Corriere 29.9.18
Elettrodomestici Candy ai cinesi Qingdao Haier compra il 100%
La famiglia Fumagalli vende per 475 milioni. È l’ultimo marchio italiano del bianco
di Corinna De Cesare
Candy
come la canzone di Nat King Cole ma in Italia, quando parlavi di Candy,
parlavi della lavatrice. Merito dei Fumagalli di Monza che nell’Italia
post-bellica del boom economico portarono nel nostro Paese la prima
lavabiancheria «made in Italy» con riscaldamento dell’acqua e pompa di
scarico. «Tante grazie, è Candy» diceva lo spot degli anni 50. Fu una
vera rivoluzione, cui seguì la semi-automatica con risciacquo e
centrifuga. Insieme a tutto il resto: lavastoviglie, frigoriferi. Fino
ad arrivare alle acquisizioni, l’internazionalizzazione e le operazioni
che portarono la ex Officine Meccaniche Eden Fumagalli al gruppo da 1,14
miliardi di fatturato di oggi, con 4.660 dipendenti e sei stabilimenti
in Europa. Il quartiere generale però è sempre rimasto lì, a Brugherio, e
lì resterà anche ora che Candy è stata ceduta ai cinesi di Haier.
L’ultima
grande azienda italiana del «bianco», un settore che fino a poco tempo
fa faceva dell’Italia la fabbrica d’Europa degli elettrodomestici, è
passata infatti alla Qingdao Haier per 475 milioni di euro. Al gruppo
quotato sul listino di Shanghai andrà il 100% dello storico marchio
della famiglia Fumagalli, che resterà operativa fino al perfezionamento
della vendita all’inizio del 2019. Poi i Fumagalli usciranno di scena
pur restando nel consiglio. Nel giugno dello scorso anno Candy aveva
annunciato un ambizioso piano di investimenti da quasi 300 milioni di
euro in tre anni. Piani confermati anche dopo la vendita. «Resteremo nel
board proprio per verificare che saranno realizzati — dice
l’amministratore delegato Beppe Fumagalli rassicurando i sindacati
preoccupati per il futuro dei mille lavoratori di Brugherio —. Per il
gruppo si apre una fase di espansione, cinque mesi fa non avevamo
intenzione di vendere, poi siamo entrati in contatto con questa azienda e
ne è nata un’operazione finanziaria».
Da poche settimane però le
sigle sindacali avevano firmato un accordo per gestire con la cassa
integrazione 200 esuberi a Brugherio. La paura è quella di finire come
le tante aziende italiane acquistate da gruppi internazionali e poi
ridimensionate o chiuse. «La preoccupazione è comprensibile ma c’è
l’impegno — aggiunge Fumagalli — di mantenere la sede come quartier
generale per almeno dieci anni e dal punto di vista produttivo saranno
rispettati tutti gli accordi».
È stata la forza europea di Candy,
che vanta anche marchi come Hoover e Rosières, ad attrarre i cinesi di
Haier considerati da Euromonitor come il maggior marchio di
elettrodomestici al mondo in termini di vendite. Candy consegue oggi il
fatturato principalmente dall’estero (Uk e Francia i principali mercati)
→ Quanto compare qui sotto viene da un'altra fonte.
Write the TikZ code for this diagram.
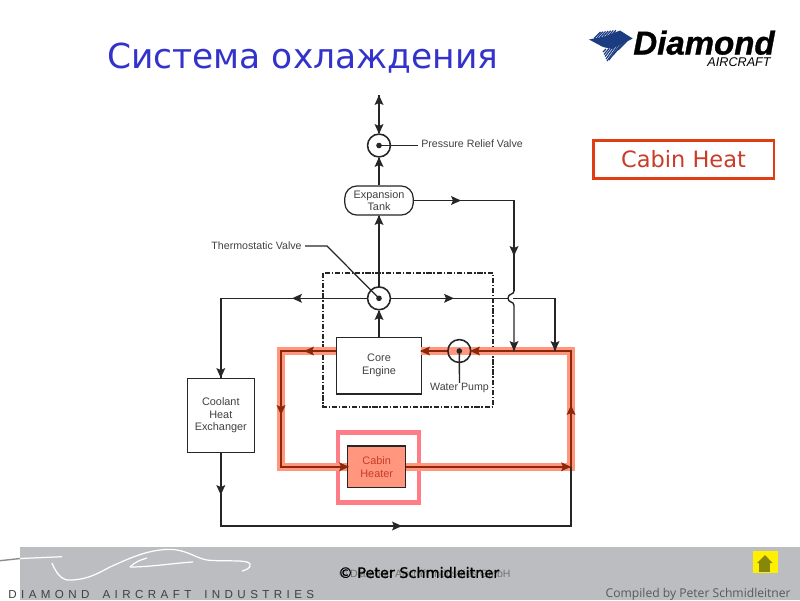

ma come per tutti i gruppi del «bianco», ha risentito molto della crisi
economica. Dopo tre anni in perdita, tra il 2011 e il 2014, nel 2016 il
bilancio si è chiuso con il superamento della soglia storica di un
miliardo di euro di ricavi. Non è bastato e i Fumagalli hanno ceduto
alla corte dei cinesi. «Tante grazie, è Candy».